> [DATA PROVIDED]:
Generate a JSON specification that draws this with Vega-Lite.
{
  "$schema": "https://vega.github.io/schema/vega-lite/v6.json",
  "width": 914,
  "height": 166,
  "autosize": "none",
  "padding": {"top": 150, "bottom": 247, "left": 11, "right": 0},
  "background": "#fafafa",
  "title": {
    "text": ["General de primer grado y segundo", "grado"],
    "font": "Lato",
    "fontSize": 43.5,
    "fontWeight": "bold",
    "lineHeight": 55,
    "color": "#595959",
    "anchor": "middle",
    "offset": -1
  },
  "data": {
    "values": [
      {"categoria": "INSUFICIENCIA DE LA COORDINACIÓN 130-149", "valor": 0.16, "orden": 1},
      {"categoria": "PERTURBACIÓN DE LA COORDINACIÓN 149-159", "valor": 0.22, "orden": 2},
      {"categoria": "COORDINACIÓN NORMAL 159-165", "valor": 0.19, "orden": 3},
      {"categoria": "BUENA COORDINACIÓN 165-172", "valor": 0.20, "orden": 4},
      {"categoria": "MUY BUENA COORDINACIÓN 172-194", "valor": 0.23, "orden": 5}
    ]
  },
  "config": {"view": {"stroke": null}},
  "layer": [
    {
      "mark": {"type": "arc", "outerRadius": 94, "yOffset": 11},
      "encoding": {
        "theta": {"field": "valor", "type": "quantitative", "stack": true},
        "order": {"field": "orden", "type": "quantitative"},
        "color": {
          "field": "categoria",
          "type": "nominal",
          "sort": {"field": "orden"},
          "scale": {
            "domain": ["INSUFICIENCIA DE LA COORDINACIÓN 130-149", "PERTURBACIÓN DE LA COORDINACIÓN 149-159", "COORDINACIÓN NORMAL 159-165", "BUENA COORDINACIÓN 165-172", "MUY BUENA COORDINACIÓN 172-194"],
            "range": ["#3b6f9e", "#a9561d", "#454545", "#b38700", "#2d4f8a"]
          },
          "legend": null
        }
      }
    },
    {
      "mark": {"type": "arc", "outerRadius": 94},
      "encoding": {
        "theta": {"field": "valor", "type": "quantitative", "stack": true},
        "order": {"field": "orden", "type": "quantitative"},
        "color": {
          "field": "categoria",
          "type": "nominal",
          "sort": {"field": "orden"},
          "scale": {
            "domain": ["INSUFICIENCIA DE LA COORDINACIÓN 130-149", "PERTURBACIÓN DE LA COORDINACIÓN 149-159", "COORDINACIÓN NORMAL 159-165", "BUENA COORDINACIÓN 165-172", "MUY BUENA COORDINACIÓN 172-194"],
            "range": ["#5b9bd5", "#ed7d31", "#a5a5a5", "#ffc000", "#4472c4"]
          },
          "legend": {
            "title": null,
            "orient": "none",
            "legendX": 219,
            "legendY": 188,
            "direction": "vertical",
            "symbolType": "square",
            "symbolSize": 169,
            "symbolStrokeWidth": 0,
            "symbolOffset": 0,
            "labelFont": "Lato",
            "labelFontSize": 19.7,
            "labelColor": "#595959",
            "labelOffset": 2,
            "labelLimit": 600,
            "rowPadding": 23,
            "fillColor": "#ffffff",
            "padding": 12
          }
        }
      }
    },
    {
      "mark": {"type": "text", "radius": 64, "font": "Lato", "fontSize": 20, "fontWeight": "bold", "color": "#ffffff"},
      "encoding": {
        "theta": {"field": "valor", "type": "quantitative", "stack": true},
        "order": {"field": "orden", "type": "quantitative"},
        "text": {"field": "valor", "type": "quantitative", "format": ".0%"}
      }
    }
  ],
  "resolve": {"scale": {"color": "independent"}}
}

> [AIM]:
From the listing above, extract every line exactly as it stands.

> [THE RESULT]:
Generate a JSON specification that draws this with Vega-Lite.
{
  "$schema": "https://vega.github.io/schema/vega-lite/v6.json",
  "width": 914,
  "height": 166,
  "autosize": "none",
  "padding": {"top": 150, "bottom": 247, "left": 11, "right": 0},
  "background": "#fafafa",
  "title": {
    "text": ["General de primer grado y segundo", "grado"],
    "font": "Lato",
    "fontSize": 43.5,
    "fontWeight": "bold",
    "lineHeight": 55,
    "color": "#595959",
    "anchor": "middle",
    "offset": -1
  },
  "data": {
    "values": [
      {"categoria": "INSUFICIENCIA DE LA COORDINACIÓN 130-149", "valor": 0.16, "orden": 1},
      {"categoria": "PERTURBACIÓN DE LA COORDINACIÓN 149-159", "valor": 0.22, "orden": 2},
      {"categoria": "COORDINACIÓN NORMAL 159-165", "valor": 0.19, "orden": 3},
      {"categoria": "BUENA COORDINACIÓN 165-172", "valor": 0.20, "orden": 4},
      {"categoria": "MUY BUENA COORDINACIÓN 172-194", "valor": 0.23, "orden": 5}
    ]
  },
  "config": {"view": {"stroke": null}},
  "layer": [
    {
      "mark": {"type": "arc", "outerRadius": 94, "yOffset": 11},
      "encoding": {
        "theta": {"field": "valor", "type": "quantitative", "stack": true},
        "order": {"field": "orden", "type": "quantitative"},
        "color": {
          "field": "categoria",
          "type": "nominal",
          "sort": {"field": "orden"},
          "scale": {
            "domain": ["INSUFICIENCIA DE LA COORDINACIÓN 130-149", "PERTURBACIÓN DE LA COORDINACIÓN 149-159", "COORDINACIÓN NORMAL 159-165", "BUENA COORDINACIÓN 165-172", "MUY BUENA COORDINACIÓN 172-194"],
            "range": ["#3b6f9e", "#a9561d", "#454545", "#b38700", "#2d4f8a"]
          },
          "legend": null
        }
      }
    },
    {
      "mark": {"type": "arc", "outerRadius": 94},
      "encoding": {
        "theta": {"field": "valor", "type": "quantitative", "stack": true},
        "order": {"field": "orden", "type": "quantitative"},
        "color": {
          "field": "categoria",
          "type": "nominal",
          "sort": {"field": "orden"},
          "scale": {
            "domain": ["INSUFICIENCIA DE LA COORDINACIÓN 130-149", "PERTURBACIÓN DE LA COORDINACIÓN 149-159", "COORDINACIÓN NORMAL 159-165", "BUENA COORDINACIÓN 165-172", "MUY BUENA COORDINACIÓN 172-194"],
            "range": ["#5b9bd5", "#ed7d31", "#a5a5a5", "#ffc000", "#4472c4"]
          },
          "legend": {
            "title": null,
            "orient": "none",
            "legendX": 219,
            "legendY": 188,
            "direction": "vertical",
            "symbolType": "square",
            "symbolSize": 169,
            "symbolStrokeWidth": 0,
            "symbolOffset": 0,
            "labelFont": "Lato",
            "labelFontSize": 19.7,
            "labelColor": "#595959",
            "labelOffset": 2,
            "labelLimit": 600,
            "rowPadding": 23,
            "fillColor": "#ffffff",
            "padding": 12
          }
        }
      }
    },
    {
      "mark": {"type": "text", "radius": 64, "font": "Lato", "fontSize": 20, "fontWeight": "bold", "color": "#ffffff"},
      "encoding": {
        "theta": {"field": "valor", "type": "quantitative", "stack": true},
        "order": {"field": "orden", "type": "quantitative"},
        "text": {"field": "valor", "type": "quantitative", "format": ".0%"}
      }
    }
  ],
  "resolve": {"scale": {"color": "independent"}}
}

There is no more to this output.